All good. It's a meal that needs to be eaten more than 1 day a year!!! This guy is gonna be split in 2. One just corned and the other pastrami.

1741734620169.png



The flat for corned, point for pastrami. So I had to make 2 batches of his brine as I wanted them cured separately. Mistakes were made, lessons were learned.

#1: Don't use a 5qt pot for a gallon+ brine recipe.

1741734801783.png


#2: Buy more 8qt pots.........

1741734851852.png



#3: My Publix spice selection sux. How do they not have mustard seeds??? Brown or yellow???? Both no where to be found. Subbed in some course prepared mustards. Acetic acid from vinegar has a pretty low volatility temp so hopefully it boils off and doesn't affect the flavor too much.

#4: Pickling Spice. It's got "spice" in the name, right?? Well, not located with the other spices. It was at the other end of the isle next to the small selection of pickling jars. Well, at least I found it!!

Tomorrow night I trim the meat, inject 10%, and start the cure. Might be an Easter meal but I'm good with that. I already got plenty of ham stockpiled!

Life would be boring without a few little obstacles. And even MORE boring without good food that was made by your own hands!!! REALLY looking forward to this recipe. The house already smells like a life-changing corned beef just from the brine simmering!
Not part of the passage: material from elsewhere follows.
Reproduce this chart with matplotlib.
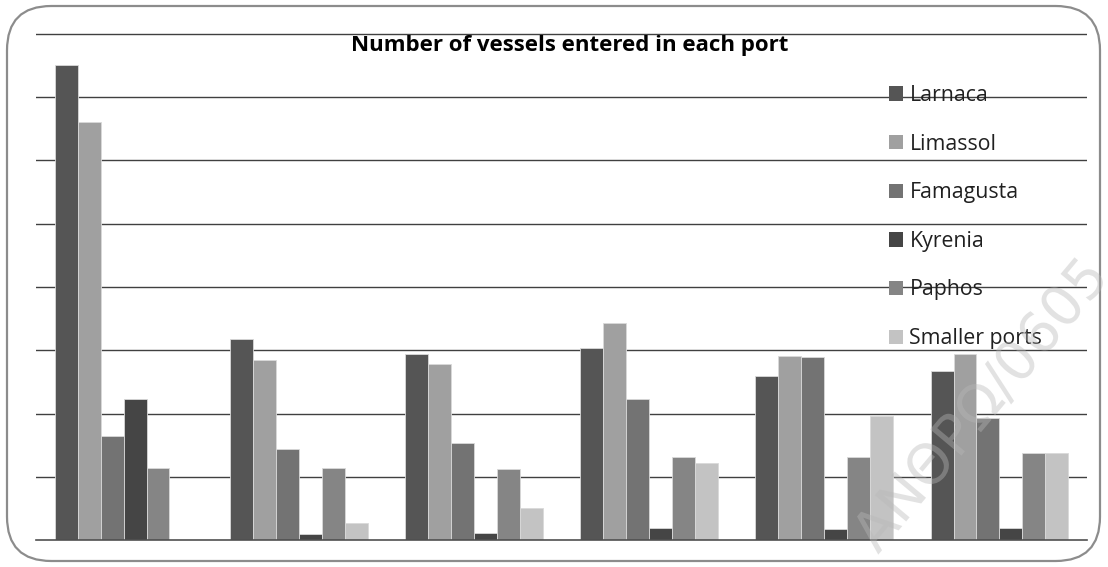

More pics to follow (if I don't forget!).
 
Best of luck on your journey.

Look online for your spices if you cant find them, especially if its a spice you know you will use a lot. There are many spice sellers out there that are not Amazon. I use sodium citrate for a no flour excellent cheese sauce that is super easy...no grocery stores sell that stuff around here. Not a spice, but kind of my point.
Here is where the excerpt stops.